I'll look at myself int he mirror and say to myself "not good enough" and work harder to get where I want to be, who I want to be. Use that reflection to motivate me to work harder at the gym, motivate me to be even more out going in social situations. That has been the year I've worked towards.
I'm still not good enough, and I never will be. I never will fully accept who I am, what I am. I will always try to work hard towards perfecting what I could be, knowing full well that perfection does not exist.
I will find happiness and contentment in my pursuit to be a better Bob.
In the past I allowed people to sway me from that path.
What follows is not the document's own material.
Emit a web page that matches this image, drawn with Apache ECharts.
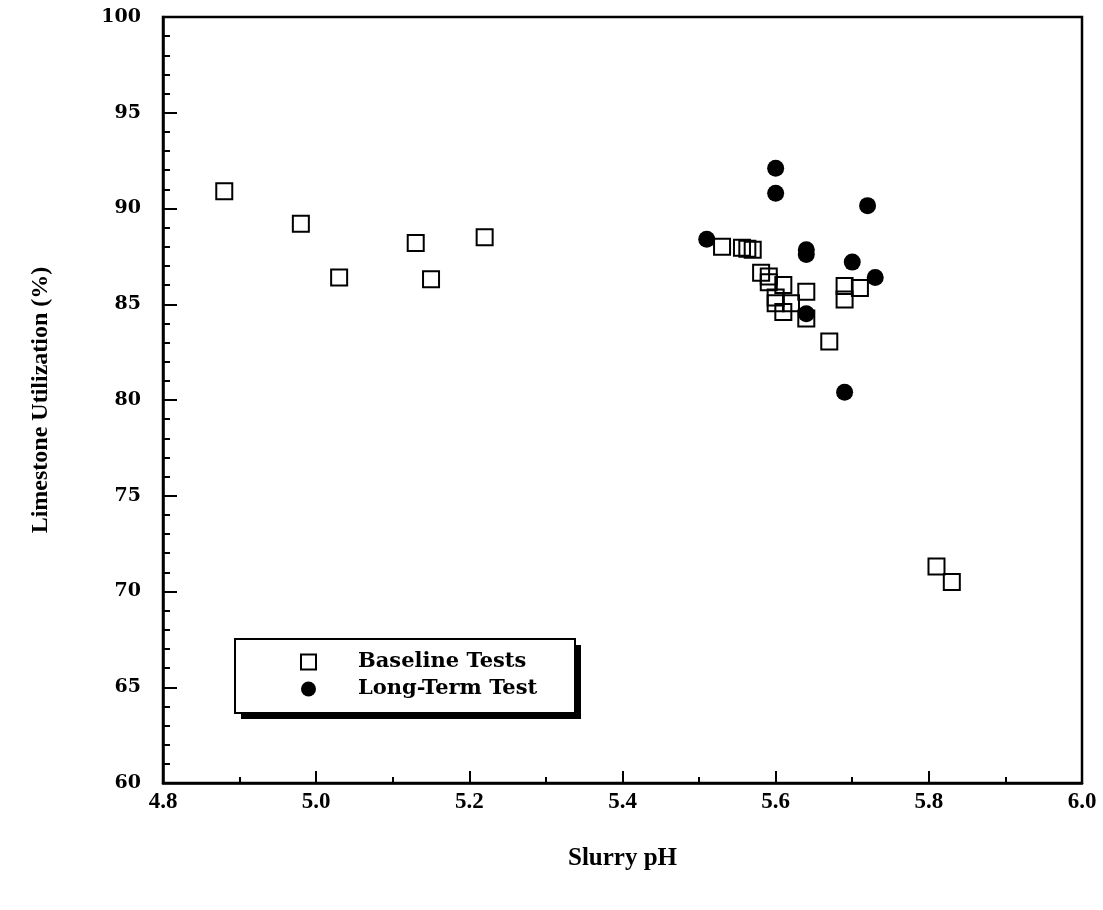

They convinced me for a time that I should not work hard to be a better me, that I should give up because what I am is already perfect and I needed to learn to love what I had.
I would rather work hard and mold it into something I find more desirable than to learn to love the lump of clay plopped on my table.
Bawled like a baby at Wreck-it-Ralph. That movie hit deep with issues of self worth versus other peoples' perception of your worth.
Glitches, man. I have what some people would call defects. And I like some of those defects. Keep the things you like about yourself, work hard at fixing the parts you don't. Try and perfect the things you do like about yourself, destroy what you don't.
Self loathing doesn't sound so bad now, does it? It's all how you spin it. And I spin it in a positive direction. There's no sense in accepting what you are if you don't like it because other people tell you you're supposed to. You CAN try to change what you hate. Otherwise you'll just be stuck with that fake smile people told you to put on. You can't learn to love something, you have to work to make it into something you can love. Love isn't something you learn. If someone tells you that they're delusional or a liar.